Que efeito lhe produziu a morte?

─ A morte? Eu não estou morto, meu filho! Você se engana. Eu me levantava e de repente fui atingido por uma escuridão que me desceu sobre os olhos; depois me levantei e imagine o meu espanto ao me ver, ao me sentir vivo e ter ao meu lado, sobre o ladrilho, meu outro ego deitado. Minhas ideias estavam confusas. Eu tentava me recompor, mas não conseguia. Vi minha mulher chegar e velar-me, lamentandose, mas eu me perguntava o motivo. Eu a consolava, falava-lhe, mas ela nem me respondia nem me compreendia. É isto que me torturava e deixava meu espírito mais perturbado. Só você me fez bem, porque me escutou e compreende o que eu quero. Você me ajuda a destrinçar minhas ideias e me faz um grande bem. Mas por que os outros não fazem o mesmo? Eis o que me tortura... O cérebro está esmagado por esta dor... Irei vê-la. Talvez agora ela me entenda... Até logo, meu caro amigo. Me chame, que e eu irei vê-lo... Farei uma visita de amigo... Surpreendê-lo-ei... Até logo.

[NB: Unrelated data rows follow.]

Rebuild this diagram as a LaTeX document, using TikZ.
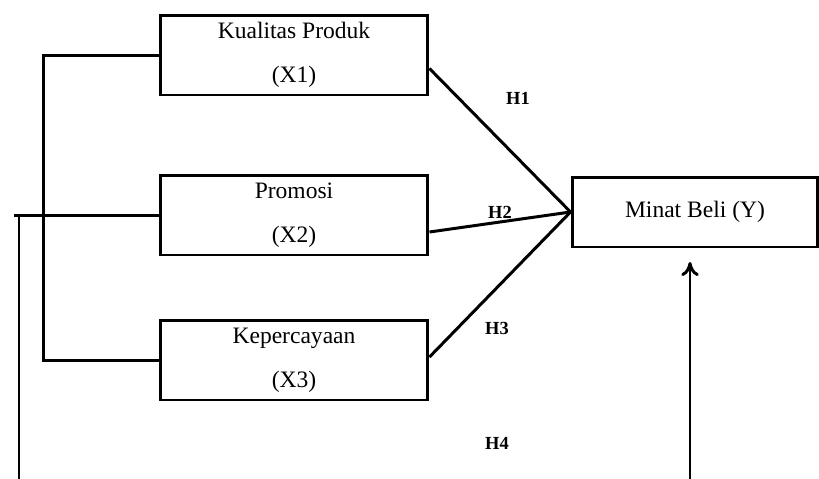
\documentclass[tikz,border=0pt]{standalone}
\usepackage{fontspec}
\setmainfont{Liberation Serif}
\usetikzlibrary{arrows,arrows.meta}

\begin{document}
\begin{tikzpicture}[
x=0.02cm, y=-0.02cm,
var/.style={draw, line width=1.7pt, minimum width=5.36cm, minimum height=1.6cm, align=center, inner sep=0pt, font=\fontsize{13.4}{25}\selectfont},
hyp/.style={font=\bfseries\fontsize{10.5}{12}\selectfont, inner sep=1pt},
line/.style={line width=1.7pt},
arrow/.style={-{To[length=8pt,width=10pt]},line width=1.7pt} ]

\useasboundingbox (0,0) rectangle (819,478);

\node[var] (X1) at (294,55) {Kualitas Produk\\(X1)};

\node[var] (X2) at (294,215) {Promosi\\(X2)};

\node[var] (X3) at (294,360) {Kepercayaan\\(X3)};

\node[var, minimum width=4.92cm, minimum height=1.4cm] (Y) at (695,212) {Minat Beli (Y)};

\coordinate (stub) at (14,215);
\coordinate (turn) at (19,215);
\coordinate (leftend) at (19,495);
\coordinate (arrowfoot) at (690,495);
\coordinate (arrowtip) at (690,262);

\draw[line] ([yshift=-0.27cm]X1.east) -- (Y.west);

\draw[line] ([yshift=-0.34cm]X2.east) -- (Y.west);

\draw[line] ([yshift=0.06cm]X3.east) -- (Y.west);

\draw[line] (X1.west) -- ++(-115,0) |- (X3.west);

\draw[line] (X2.west) -- (stub);

\draw[line] (turn) -- (leftend);

\draw[arrow] (arrowfoot) -- (arrowtip);

\node[hyp] (H1) at (518,98) {H1};
\node[hyp] (H2) at (500,212) {H2};
\node[hyp] (H3) at (497,328) {H3};
\node[hyp] (H4) at (497,443) {H4};

\end{tikzpicture}
\end{document}
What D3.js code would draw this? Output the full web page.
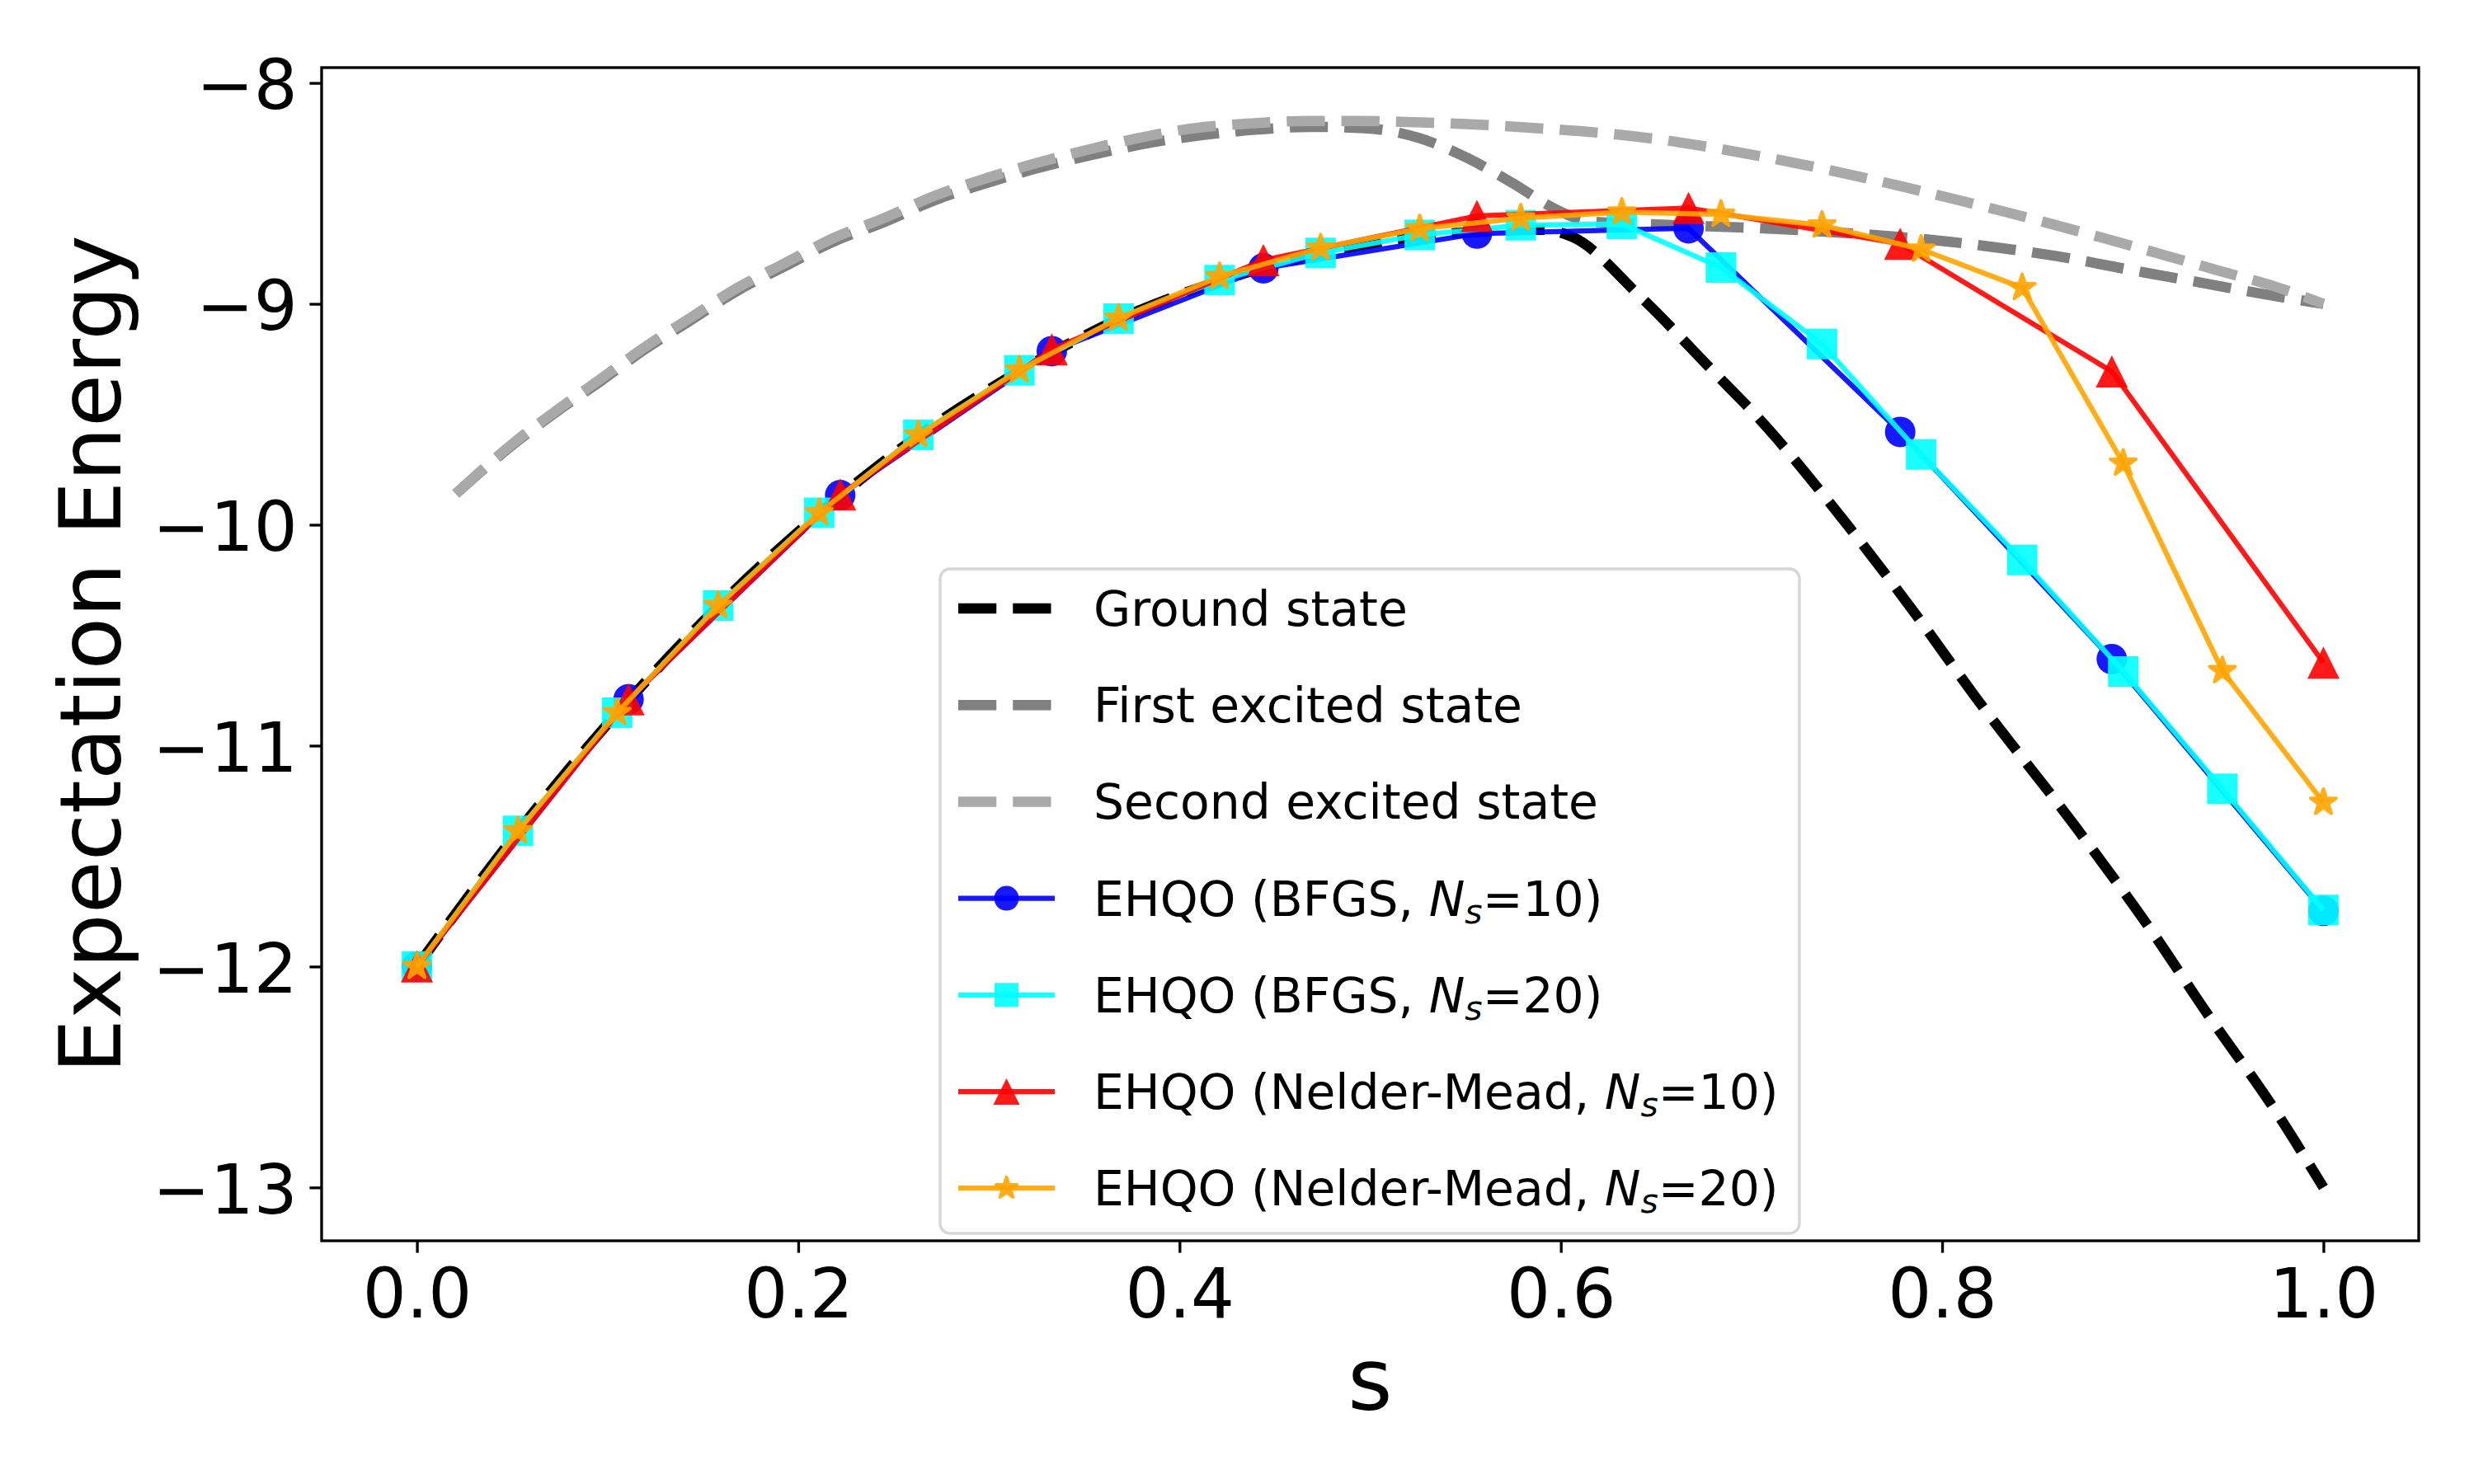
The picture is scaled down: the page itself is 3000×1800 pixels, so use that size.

A seguir o Sr. Adrien o viu aproximar-se do filho que chorava. Curvou-se sobre ele, ficou uns momentos nessa posição, depois partiu rapidamente. Não havia sido entendido, mas sem dúvida imaginava ter produzido um som. “Eu estou persuadido, diz o Sr. Adrien, de que o que ele dizia chegava ao coração do filho. Eu vos provarei isso. Eu o vi depois, e ele estava mais calmo.”

OBSERVAÇÃO: Este relato está de acordo com tudo quanto havíamos observado sobre o fenômeno da separação da alma; confirma, em circunstâncias muito especiais, esta verdade: após a morte, o Espírito ainda está presente. Acreditamos ter diante de nós apenas um corpo inerte, ao passo que ele vê e entende tudo quanto se passa ao seu redor; penetra o pensamento dos assistentes e vê que entre si e eles a única diferença é a visibilidade e a invisibilidade. As lágrimas de crocodilo dos ávidos herdeiros não o abalam.

Quantas decepções devem os Espíritos experimentar nesse momento!